Texas Hill Country residents are not immune to the nation’s economic slump.
Monthly financial statements reflect Wall Street losses that impact savings and may call for a re-evaluation of long range plans. Cattle prices have been on the decline at local auction dealers.
Nationwide, home mortgage foreclosure rates are rising. For the first ten months of 2008, 168 mortgage foreclosure notices were filed in Llano County. In 2007, 123 notices of mortgage foreclosure were filed in Llano County.
Horseshoe Bay properties account for a noticeable percentage of the foreclosure notices. In 2007, 44 of the 123 foreclosure notices (36%) in Llano County were filed on HSB properties.
From January through October 2008, 74 of the 168 foreclosure notices (44%) covered HSB real estate.
Raw numbers can be deceptive, however. A single developer or builder who hits financial problems may account for multiple filings.
Of the 74 foreclosure notices in Horseshoe Bay during 2008, one investor was the debtor on 13 of the notices, but none of the properties was foreclosed upon as the investor was able to renegotiate all the loans.
Mostly out of state purchasers at The Waters high rise condominium project in HSB accounted for 12 foreclosure notices.
Removing those two special cases of notices reduces the number of HSB filings to almost the same rate as 2007.
Although the number of foreclosure notices in 2008 of Horseshoe Bay properties has increased over the same ten months in 2007, that number represent less than 1% of the 10,000 properties in HSB.
Many of the HSB foreclosure notices relate to undeveloped lots, not residential households.
The national real estate lending crisis is being felt more acutely in some parts of the nation with foreclosure filings of 20% of total properties in some areas of California, Florida, Arizona and Nevada. Pockets along the Eastern seaboard and the Great Lakes industrial regions also have seen high foreclosure filings.
Marble Falls attorney Robert Klaeger handles many real estate transactions and has filed some recent notices of foreclosure on local properties. Klaeger said the current economic climate resembles the 1980’s downturn. “The Texas Hill Country economy was hit later than the rest of the nation and pulled out faster.”
Filing a foreclosure sale notice does not mean the property will actually be foreclosed upon or sold.
Often the notice is a first step in restructuring the underlying indebtedness in today’s lending environment.
Despite talk of lenders working with borrowers to voluntarily lower payments to avoid foreclosure, some debtors said their lender would not discuss lowering payments until after the mortgage went into default status and foreclosure steps were underway.
A local real estate investor said he was unable to talk with lenders about modifying his mortgages because the loans had been packaged and re-sold in groups to the wholesale market.
He found himself talking to clerks in a variety of mortgage servicing companies across the nation who sometimes could not even locate his paperwork.

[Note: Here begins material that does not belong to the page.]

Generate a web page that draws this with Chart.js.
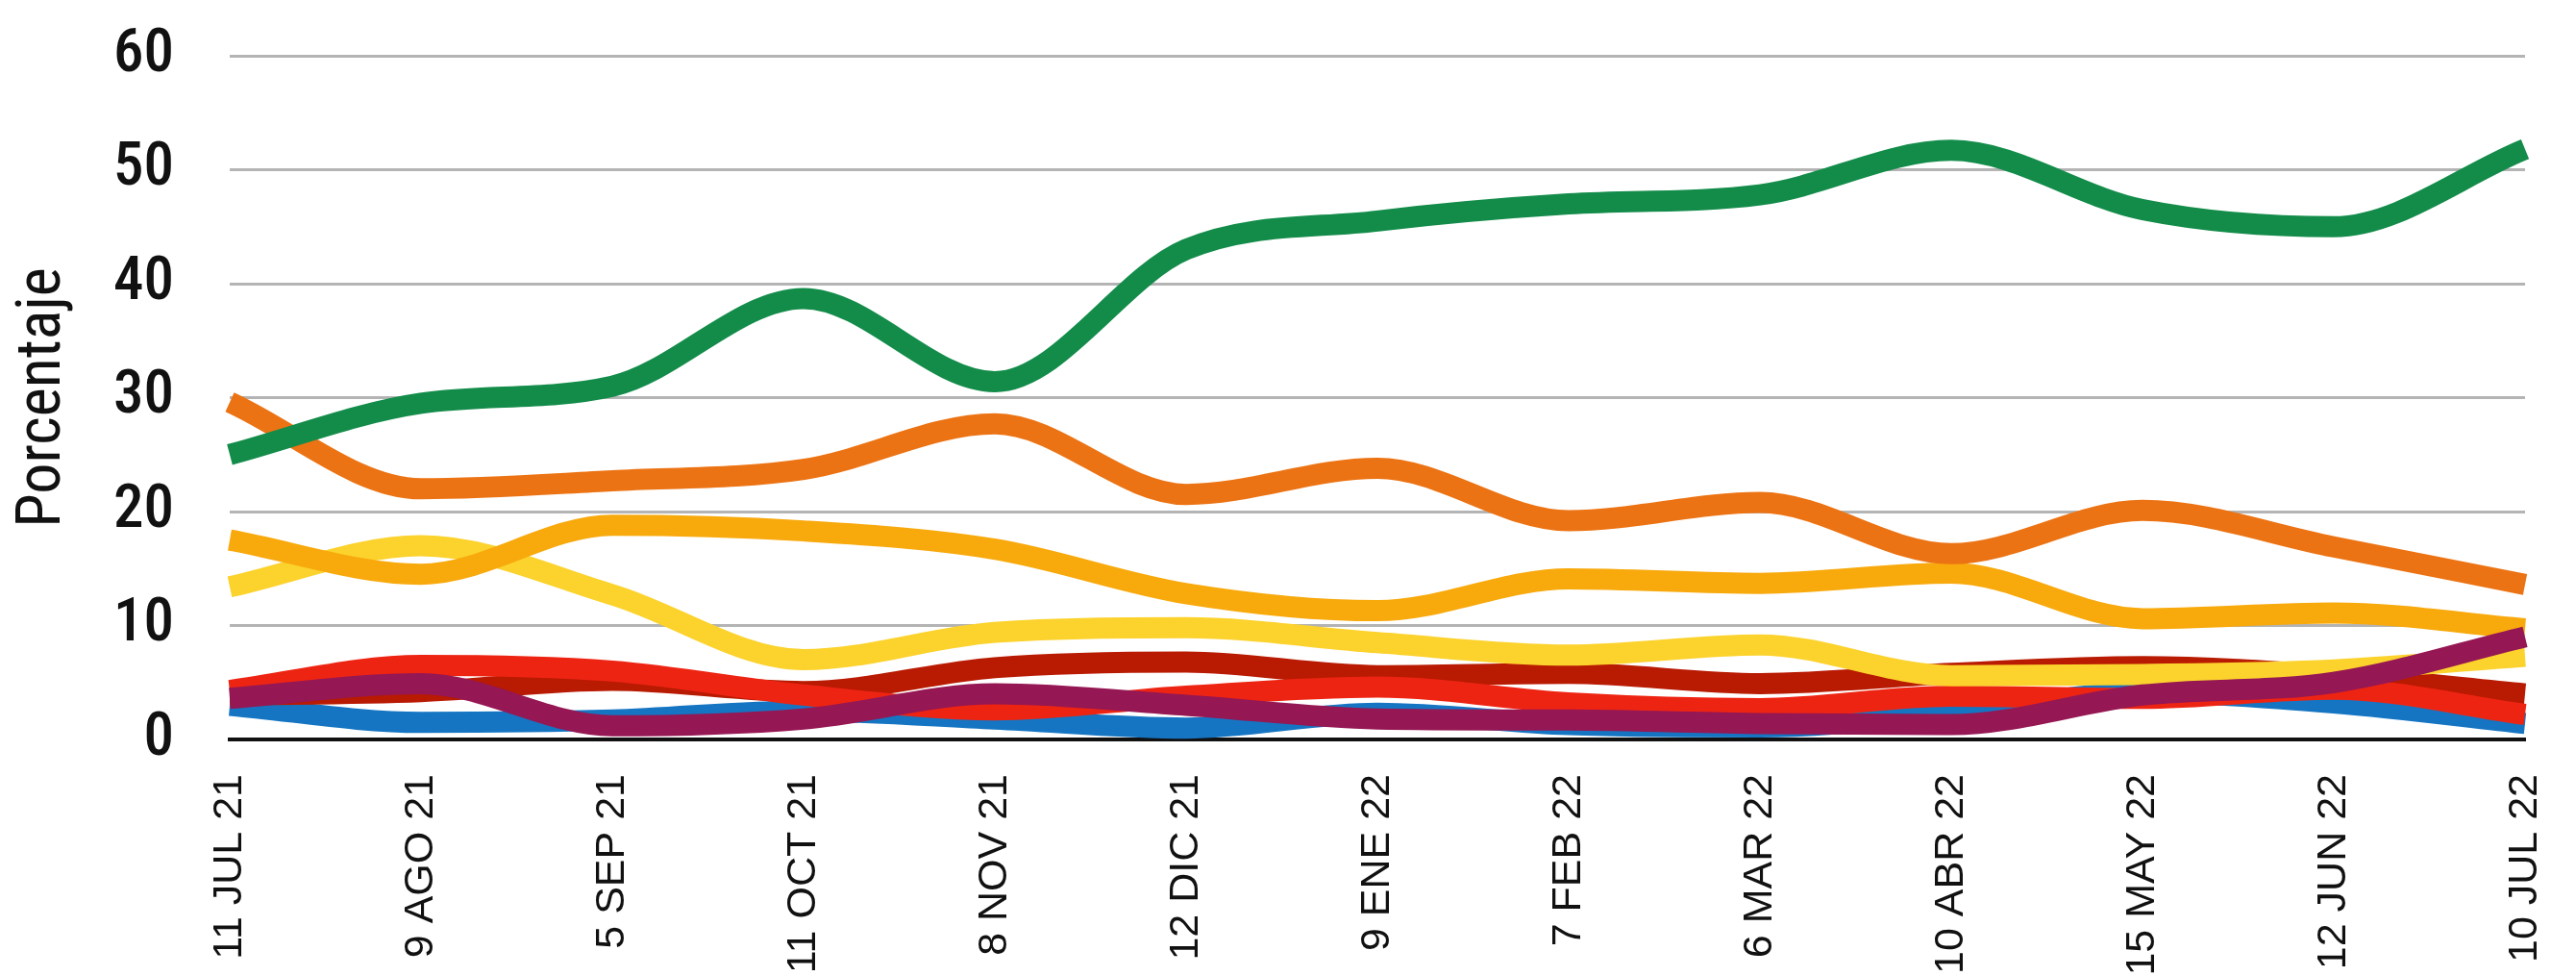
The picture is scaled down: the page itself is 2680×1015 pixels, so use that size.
<!DOCTYPE html>
<html>
<head>
<meta charset="utf-8">
<script src="https://cdn.jsdelivr.net/npm/chart.js@4.4.1/dist/chart.umd.min.js"></script>
<style>
  html, body { margin: 0; padding: 0; background: #ffffff; }
  #grafico { display: block; }
</style>
</head>
<body>
<canvas id="grafico" width="2680" height="1015"></canvas>
<script>
// fechas de las encuestas
var fechas = ['11 JUL 21', '9 AGO 21', '5 SEP 21', '11 OCT 21', '8 NOV 21', '12 DIC 21', '9 ENE 22',
  '7 FEB 22', '6 MAR 22', '10 ABR 22', '15 MAY 22', '12 JUN 22', '10 JUL 22'];

// porcentajes
var verde      = [25, 29.5, 31, 38.7, 31.4, 43, 45.5, 47, 47.8, 51.7, 46.5, 45, 51.8];
var naranja    = [29.6, 22, 22.7, 23.7, 27.7, 21.5, 23.8, 19.2, 20.8, 16.3, 20.1, 16.9, 13.6];
var ambar      = [17.5, 14.5, 18.8, 18.3, 16.7, 12.8, 11.3, 14.1, 13.7, 14.6, 10.6, 11.1, 9.7];
var amarillo   = [13.4, 17, 12.7, 7, 9.4, 9.8, 8.5, 7.4, 8.3, 5.6, 5.7, 6.1, 7.3];
var rojoOscuro = [3.9, 4.2, 5.2, 4.2, 6.3, 6.8, 5.6, 5.8, 4.9, 5.8, 6.4, 5.6, 4.0];
var rojo       = [4.3, 6.5, 6, 3.9, 2.6, 3.8, 4.6, 3.2, 2.7, 3.8, 3.6, 4.4, 2.2];
var morado     = [3.6, 4.9, 1.2, 1.8, 4.0, 3.0, 1.8, 1.7, 1.4, 1.3, 3.9, 5.0, 9.0];
var azul       = [3.0, 1.5, 1.7, 2.5, 1.8, 1.0, 2.3, 1.3, 1.1, 2.3, 4.1, 3.2, 1.4];

var ticksY = [0, 10, 20, 30, 40, 50, 60];

var fuenteCond = "'Roboto Condensed', 'Noto Sans', Roboto, sans-serif";

function serie(data, color) {
  return {
    data: data,
    borderColor: color,
    backgroundColor: color,
    borderWidth: 22,
    borderCapStyle: 'butt',
    borderJoinStyle: 'round',
    pointRadius: 0,
    pointHoverRadius: 0,
    cubicInterpolationMode: 'monotone',
    fill: false
  };
}

var ctx = document.getElementById('grafico').getContext('2d');

// el primero se dibuja encima
var datasets = [
  serie(morado, '#951753'),
  serie(verde, '#138c4a'),
  serie(naranja, '#ec7313'),
  serie(ambar, '#f8a90c'),
  serie(amarillo, '#fcd22c'),
  serie(rojo, '#ee2413'),
  serie(rojoOscuro, '#b81a02'),
  serie(azul, '#1575c2')
];

var config = {
  type: 'line',
  data: { labels: fechas, datasets: datasets },
  options: {
    responsive: false,
    animation: false,
    layout: { autoPadding: false, padding: { top: 58, right: 53, left: 0, bottom: 0 } },
    plugins: {
      legend: { display: false },
      tooltip: { enabled: false }
    },
    scales: {
      x: {
        offset: false,
        // la separacion de las etiquetas va en tickLength (marcas invisibles)
        grid: { display: true, color: 'rgba(0,0,0,0)', drawTicks: true, tickLength: 36, tickColor: 'rgba(0,0,0,0)' },
        border: { display: true, color: '#111111', width: 4 },
        ticks: {
          minRotation: 90,
          maxRotation: 90,
          autoSkip: false,
          padding: 0,
          color: '#111111',
          font: { family: "'Liberation Sans', Arial, sans-serif", size: 43 }
        },
        afterFit: function (scale) { scale.height = 246; }
      },
      y: {
        min: 0,
        max: 60,
        afterBuildTicks: function (scale) {
          scale.ticks = ticksY.map(function (v) { return { value: v }; });
        },
        grid: {
          color: function (c) { return c.tick && c.tick.value === 0 ? 'rgba(0,0,0,0)' : '#b4b4b4'; },
          lineWidth: 3,
          drawTicks: true,
          tickLength: 58,
          tickColor: 'rgba(0,0,0,0)'
        },
        border: { display: false },
        ticks: {
          padding: 0,
          color: '#111111',
          font: { family: fuenteCond, style: 'condensed', weight: '500', size: 63 }
        },
        title: {
          display: true,
          text: 'Porcentaje',
          color: '#111111',
          padding: { top: 8, bottom: 0 },
          font: { family: fuenteCond, style: 'condensed', size: 64 }
        },
        afterFit: function (scale) { scale.width = 239; }
      }
    }
  }
};

new Chart(ctx, config);
</script>
</body>
</html>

Many of the names shown as the beneficiary on the foreclosure notices are familiar national lenders – Countrywide Home Loans, Citi Mortgage, Bank of America, Wells Fargo Bank and JP Morgan Chase Bank. Some were familiar local names such as Lake LBJ Improvement Corporation, the company founded by Wayne and Norman Hurd to develop Horseshoe Bay.
But many beneficiaries’ names are relatively unknown to the retail consumer, such as a variety of mortgage service companies and the new kid on the block, Mortgage Electronic Registration Systems, Inc. (“MERS”).
MERS was created by the mortgage banking industry to streamline the mortgage process by using electronic commerce to eliminate paper. Its goal is to “register every mortgage loan in the United States.” MERS acts as the “nominee” for the lender.
MERS’ list of shareholders is a Who’s Who in the mortgage lending industry, including recently bailed out Fannie Mae and Freddie Mac.
Burnet County records show a gradual increase in foreclosure notices year to date over last year.
For the four month period August through November 2007, 78 notices of foreclosure were filed. For the same four months in 2008, 96 foreclosure notices were filed, which amounts to a 23% increase in filings.
Chapter 51 of the Texas Property Code requires a lender to file a notice of a foreclosure 21 days prior to a non-judicial sale of the property.
If the property is a debtor’s residence, Texas law requires a 20 day cure period before filing the notice of foreclosure. Foreclosure sales are held the first Tuesday of every month, usually on the county courthouse steps.
Tuesday, December 2 is the next scheduled foreclosure sale date. Historically, December foreclosure notices and sales have been fewer in number than other months. Perhaps even lenders get caught up in spirit of the holiday season.